◆ EXERCISE INSTRUCTIONS: Strip the pictures and reproduce the rest of the listing exactly.

◆ SUPPLIED INFORMATION:

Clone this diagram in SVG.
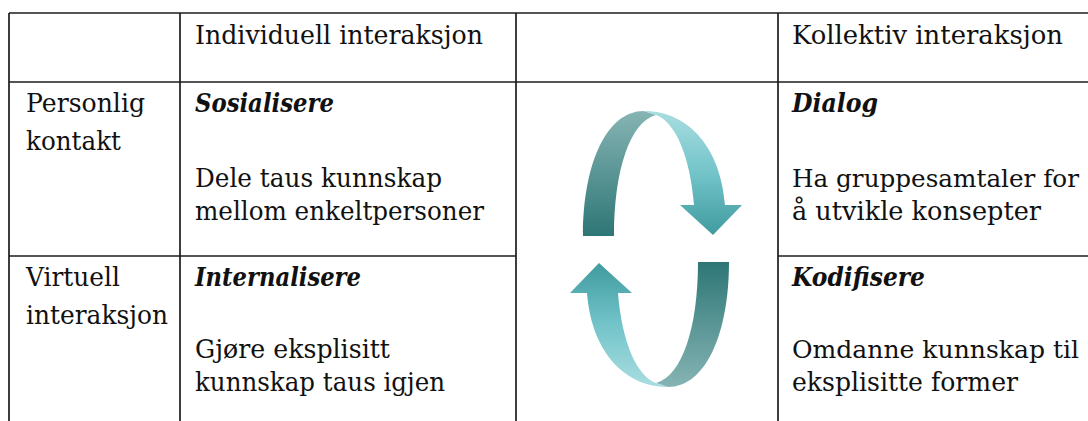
<svg xmlns="http://www.w3.org/2000/svg" width="1088" height="421" viewBox="0 0 1088 421">
<style>
  .grid line { stroke: #1c1c1c; stroke-width: 1.7; }
  .txt text { font-family: 'DejaVu Serif', 'Liberation Serif', serif; font-size: 26.5px; fill: #111; }
  .txt .t { font-weight: bold; font-style: italic; }
  .txt .n { font-size: 25px; }
</style>
<defs>
  <linearGradient id="gDark" x1="0" y1="111" x2="0" y2="236" gradientUnits="userSpaceOnUse">
    <stop offset="0" stop-color="#86b4b4"/>
    <stop offset="1" stop-color="#2e7676"/>
  </linearGradient>
  <linearGradient id="gLight" x1="0" y1="111" x2="0" y2="236" gradientUnits="userSpaceOnUse">
    <stop offset="0" stop-color="#a9dde0"/>
    <stop offset="0.5" stop-color="#72c4c9"/>
    <stop offset="1" stop-color="#3f9a9e"/>
  </linearGradient>
  <g id="arrow">
    <path d="M583,236 C583,165 606,111 644,111 L656,115 C630,122 614,170 614,236 Z" fill="url(#gDark)"/>
    <path d="M644,111 C690,111 721,150 725,205 L742,205 L713,235 L680,205 L694,205 C690,155 675,122 656,115 Z" fill="url(#gLight)"/>
  </g>
</defs>
<rect width="1088" height="421" fill="#ffffff"/>
<g id="connectors">
  <use href="#arrow"/>
  <use href="#arrow" transform="rotate(180 656 249)"/>
</g>
<g id="table-grid" class="grid">
  <line x1="9" y1="13" x2="1088" y2="13"/>
  <line x1="9" y1="82" x2="1088" y2="82"/>
  <line x1="9" y1="256" x2="516" y2="256"/>
  <line x1="778" y1="256" x2="1088" y2="256"/>
  <line x1="9" y1="13" x2="9" y2="421"/>
  <line x1="180" y1="13" x2="180" y2="421"/>
  <line x1="516" y1="13" x2="516" y2="421"/>
  <line x1="778" y1="13" x2="778" y2="421"/>
</g>
<g class="txt">
<g id="header-individuell"><text x="195" y="44" textLength="288" lengthAdjust="spacingAndGlyphs">Individuell interaksjon</text></g>
<g id="header-kollektiv"><text x="792" y="44" textLength="271" lengthAdjust="spacingAndGlyphs">Kollektiv interaksjon</text></g>
<g id="row-personlig"><text x="26" y="112" textLength="119" lengthAdjust="spacingAndGlyphs">Personlig</text><text x="26" y="150" textLength="95" lengthAdjust="spacingAndGlyphs">kontakt</text></g>
<g id="row-virtuell"><text x="26" y="286" textLength="94" lengthAdjust="spacingAndGlyphs">Virtuell</text><text x="26" y="324" textLength="142" lengthAdjust="spacingAndGlyphs">interaksjon</text></g>
<g id="cell-sosialisere">
  <text class="t" x="195" y="112" textLength="139" lengthAdjust="spacingAndGlyphs">Sosialisere</text>
  <text x="195" y="187" textLength="247" lengthAdjust="spacingAndGlyphs">Dele taus kunnskap</text>
  <text x="195" y="220" textLength="289" lengthAdjust="spacingAndGlyphs">mellom enkeltpersoner</text>
</g>
<g id="cell-dialog">
  <text class="t" x="792" y="112" textLength="86" lengthAdjust="spacingAndGlyphs">Dialog</text>
  <text class="n" x="792" y="187" textLength="287" lengthAdjust="spacingAndGlyphs">Ha gruppesamtaler for</text>
  <text x="792" y="220" textLength="249" lengthAdjust="spacingAndGlyphs">å utvikle konsepter</text>
</g>
<g id="cell-internalisere">
  <text class="t" x="195" y="286" textLength="166" lengthAdjust="spacingAndGlyphs">Internalisere</text>
  <text x="195" y="358" textLength="195" lengthAdjust="spacingAndGlyphs">Gjøre eksplisitt</text>
  <text x="195" y="391" textLength="250" lengthAdjust="spacingAndGlyphs">kunnskap taus igjen</text>
</g>
<g id="cell-kodifisere">
  <text class="t" x="792" y="286" textLength="133" lengthAdjust="spacingAndGlyphs">Kodifisere</text>
  <text class="n" x="792" y="358" textLength="287" lengthAdjust="spacingAndGlyphs">Omdanne kunnskap til</text>
  <text x="792" y="391" textLength="226" lengthAdjust="spacingAndGlyphs">eksplisitte former</text>
</g>
</g>
</svg>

◆ WRITTEN RESPONSE:
Clone this diagram in SVG.
<svg xmlns="http://www.w3.org/2000/svg" width="1088" height="421" viewBox="0 0 1088 421">
<style>
  .grid line { stroke: #1c1c1c; stroke-width: 1.7; }
  .txt text { font-family: 'DejaVu Serif', 'Liberation Serif', serif; font-size: 26.5px; fill: #111; }
  .txt .t { font-weight: bold; font-style: italic; }
  .txt .n { font-size: 25px; }
</style>
<defs>
  <linearGradient id="gDark" x1="0" y1="111" x2="0" y2="236" gradientUnits="userSpaceOnUse">
    <stop offset="0" stop-color="#86b4b4"/>
    <stop offset="1" stop-color="#2e7676"/>
  </linearGradient>
  <linearGradient id="gLight" x1="0" y1="111" x2="0" y2="236" gradientUnits="userSpaceOnUse">
    <stop offset="0" stop-color="#a9dde0"/>
    <stop offset="0.5" stop-color="#72c4c9"/>
    <stop offset="1" stop-color="#3f9a9e"/>
  </linearGradient>
  <g id="arrow">
    <path d="M583,236 C583,165 606,111 644,111 L656,115 C630,122 614,170 614,236 Z" fill="url(#gDark)"/>
    <path d="M644,111 C690,111 721,150 725,205 L742,205 L713,235 L680,205 L694,205 C690,155 675,122 656,115 Z" fill="url(#gLight)"/>
  </g>
</defs>
<rect width="1088" height="421" fill="#ffffff"/>
<g id="connectors">
  <use href="#arrow"/>
  <use href="#arrow" transform="rotate(180 656 249)"/>
</g>
<g id="table-grid" class="grid">
  <line x1="9" y1="13" x2="1088" y2="13"/>
  <line x1="9" y1="82" x2="1088" y2="82"/>
  <line x1="9" y1="256" x2="516" y2="256"/>
  <line x1="778" y1="256" x2="1088" y2="256"/>
  <line x1="9" y1="13" x2="9" y2="421"/>
  <line x1="180" y1="13" x2="180" y2="421"/>
  <line x1="516" y1="13" x2="516" y2="421"/>
  <line x1="778" y1="13" x2="778" y2="421"/>
</g>
<g class="txt">
<g id="header-individuell"><text x="195" y="44" textLength="288" lengthAdjust="spacingAndGlyphs">Individuell interaksjon</text></g>
<g id="header-kollektiv"><text x="792" y="44" textLength="271" lengthAdjust="spacingAndGlyphs">Kollektiv interaksjon</text></g>
<g id="row-personlig"><text x="26" y="112" textLength="119" lengthAdjust="spacingAndGlyphs">Personlig</text><text x="26" y="150" textLength="95" lengthAdjust="spacingAndGlyphs">kontakt</text></g>
<g id="row-virtuell"><text x="26" y="286" textLength="94" lengthAdjust="spacingAndGlyphs">Virtuell</text><text x="26" y="324" textLength="142" lengthAdjust="spacingAndGlyphs">interaksjon</text></g>
<g id="cell-sosialisere">
  <text class="t" x="195" y="112" textLength="139" lengthAdjust="spacingAndGlyphs">Sosialisere</text>
  <text x="195" y="187" textLength="247" lengthAdjust="spacingAndGlyphs">Dele taus kunnskap</text>
  <text x="195" y="220" textLength="289" lengthAdjust="spacingAndGlyphs">mellom enkeltpersoner</text>
</g>
<g id="cell-dialog">
  <text class="t" x="792" y="112" textLength="86" lengthAdjust="spacingAndGlyphs">Dialog</text>
  <text class="n" x="792" y="187" textLength="287" lengthAdjust="spacingAndGlyphs">Ha gruppesamtaler for</text>
  <text x="792" y="220" textLength="249" lengthAdjust="spacingAndGlyphs">å utvikle konsepter</text>
</g>
<g id="cell-internalisere">
  <text class="t" x="195" y="286" textLength="166" lengthAdjust="spacingAndGlyphs">Internalisere</text>
  <text x="195" y="358" textLength="195" lengthAdjust="spacingAndGlyphs">Gjøre eksplisitt</text>
  <text x="195" y="391" textLength="250" lengthAdjust="spacingAndGlyphs">kunnskap taus igjen</text>
</g>
<g id="cell-kodifisere">
  <text class="t" x="792" y="286" textLength="133" lengthAdjust="spacingAndGlyphs">Kodifisere</text>
  <text class="n" x="792" y="358" textLength="287" lengthAdjust="spacingAndGlyphs">Omdanne kunnskap til</text>
  <text x="792" y="391" textLength="226" lengthAdjust="spacingAndGlyphs">eksplisitte former</text>
</g>
</g>
</svg>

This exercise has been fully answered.